At an individual relations level – no one feels the need to aggressively assert themselves unless they feel small, undermined or under threat. So don’t belittle others. Call someone idiotic and they’ll naturally get defensive and resistant against any attempt by you to change their minds about something too. So show social intelligence, and give respect to their intelligence, in order to open their mind to what you want to say. This includes by not lecturing them in a patronising tone, even if the words you say don’t explicitly aver that they’re ****ing dullards! Let them be able to save face if they change their minds and they’ll more likely be open to changing their minds.
Likewise, calling someone a pathological liar never works because they’ll always disagree with this statement and become automatically defensive; just like you probably would if someone called you a liar. A better approach is to bring up specific examples of deceit or wrongdoing so that they’ll have a chance to explain or correct them.
Even if you detest someone, bite your tongue, otherwise they’ll estrange from you; when you might need their help one day in the future. There’s simply no sensible point in speaking ill of anyone because there’s nothing to gain for doing so except for an ephemeral dose of ego-stroking pleasure.
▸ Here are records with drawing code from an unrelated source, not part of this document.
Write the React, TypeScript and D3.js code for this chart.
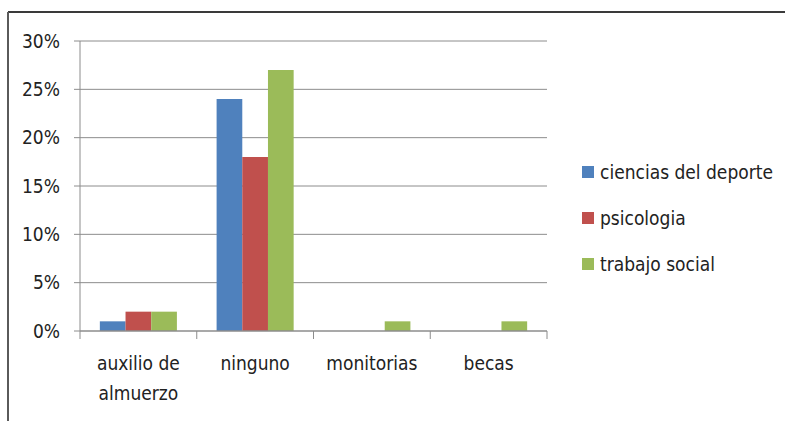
import React from "react";
import * as d3 from "d3";

const categories = ["auxilio de almuerzo", "ninguno", "monitorias", "becas"];
const categoryLines = [["auxilio de", "almuerzo"], ["ninguno"], ["monitorias"], ["becas"]];
const seriesNames = ["ciencias del deporte", "psicologia", "trabajo social"];
const cienciasDelDeporte = [1, 24, 0, 0];
const psicologia = [2, 18, 0, 0];
const trabajoSocial = [2, 27, 1, 1];
const yTicks = [0, 5, 10, 15, 20, 25, 30];
const colors = ["#4F81BD", "#C0504D", "#9BBB59"];

const W = 785;
const H = 421;
const FONT = "'Liberation Sans Narrow', 'DejaVu Sans Condensed', sans-serif";

export default function App() {
  const series = [cienciasDelDeporte, psicologia, trabajoSocial];
  const plot = { left: 80, right: 547, top: 41, bottom: 331 };
  const x = d3.scaleBand<string>().domain(categories).range([plot.left, plot.right]).paddingInner(0).paddingOuter(0);
  const bw = x.bandwidth();
  const groupPad = bw * 0.17;
  const x1 = d3
    .scaleBand<string>()
    .domain(seriesNames)
    .range([groupPad, bw - groupPad])
    .padding(0);
  const y = d3.scaleLinear().domain([0, 30]).range([plot.bottom, plot.top]);

  return (
    <div style={{ position: "absolute", left: 0, top: 0 }}>
      <svg width={W} height={H} style={{ display: "block" }}>
        <rect x={0} y={0} width={W} height={H} fill="#fff" />
        {/* outer border */}
        <line x1={8} y1={12} x2={W} y2={12} stroke="#3a3a3a" strokeWidth={2} />
        <line x1={8} y1={12} x2={8} y2={H} stroke="#5a5a5a" strokeWidth={2} />
        {/* gridlines */}
        {yTicks.map((t) => (
          <g key={t}>
            {t > 0 && (
              <line x1={plot.left} x2={plot.right} y1={y(t)} y2={y(t)} stroke="#8c8c8c" strokeWidth={1} />
            )}
            <line x1={plot.left - 6} x2={plot.left} y1={y(t)} y2={y(t)} stroke="#8c8c8c" strokeWidth={1} />
            <text
              x={60}
              y={y(t)}
              dy="0.35em"
              textAnchor="end"
              fontFamily={FONT}
              fontSize={19}
              fill="#222"
            >
              {t}%
            </text>
          </g>
        ))}
        {/* y axis */}
        <line x1={plot.left} x2={plot.left} y1={plot.top} y2={plot.bottom} stroke="#8c8c8c" strokeWidth={1} />
        {/* bars */}
        {categories.map((c, i) => (
          <g key={c}>
            {series.map((s, j) =>
              s[i] > 0 ? (
                <rect
                  key={j}
                  x={(x(c) as number) + (x1(seriesNames[j]) as number)}
                  y={y(s[i])}
                  width={x1.bandwidth()}
                  height={y(0) - y(s[i])}
                  fill={colors[j]}
                />
              ) : null
            )}
          </g>
        ))}
        {/* x axis */}
        <line x1={plot.left} x2={plot.right} y1={plot.bottom} y2={plot.bottom} stroke="#8c8c8c" strokeWidth={1.5} />
        {categories.map((c) => (
          <line
            key={"t" + c}
            x1={x(c) as number}
            x2={x(c) as number}
            y1={plot.bottom}
            y2={plot.bottom + 8}
            stroke="#8c8c8c"
          />
        ))}
        <line x1={plot.right} x2={plot.right} y1={plot.bottom} y2={plot.bottom + 8} stroke="#8c8c8c" />
        {categories.map((c, i) => (
          <text
            key={"l" + c}
            x={(x(c) as number) + bw / 2}
            textAnchor="middle"
            fontFamily={FONT}
            fontSize={19}
            fill="#222"
          >
            {categoryLines[i].map((ln, k) => (
              <tspan key={k} x={(x(c) as number) + bw / 2} y={370 + k * 30}>
                {ln}
              </tspan>
            ))}
          </text>
        ))}
        {/* legend */}
        {seriesNames.map((n, j) => (
          <g key={n} transform={`translate(582, ${166 + j * 46})`}>
            <rect x={0} y={0} width={12} height={12} fill={colors[j]} />
            <text x={18} y={6} dy="0.35em" fontFamily={FONT} fontSize={19} fill="#222">
              {n}
            </text>
          </g>
        ))}
      </svg>
    </div>
  );
}
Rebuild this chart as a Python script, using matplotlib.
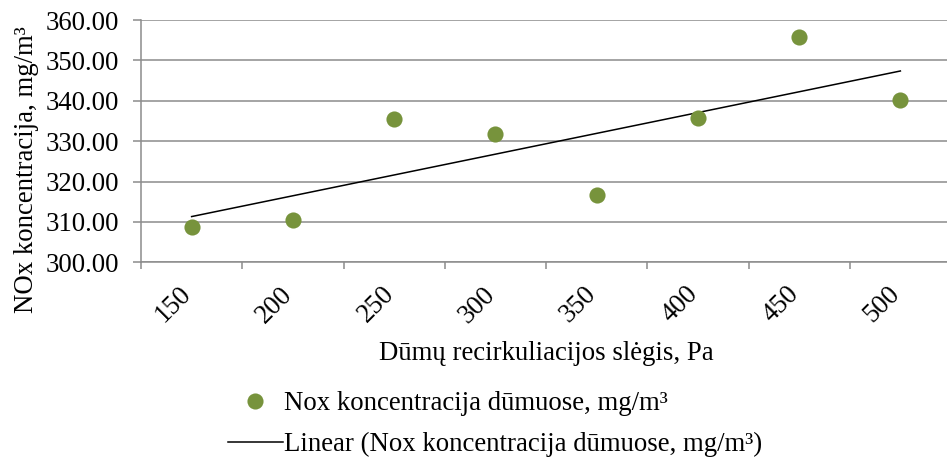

Yet we like dissing other individuals or groups to massage our own sense of superiority!
Or if you do direct an attack on another person instead of their arguments – don’t bring their family, country, religion or whatever into it. But yet again, we often manage to drag other people’s mothers and family into a row somehow!
Meow. In diplomacy – although it’s important to be considered just – the insistence upon the letter of the law may not be the most morally or politically astute thing to do for the wider or longer-term consequences. The choice isn’t always between legality and illegality but between political acuity and political asininity.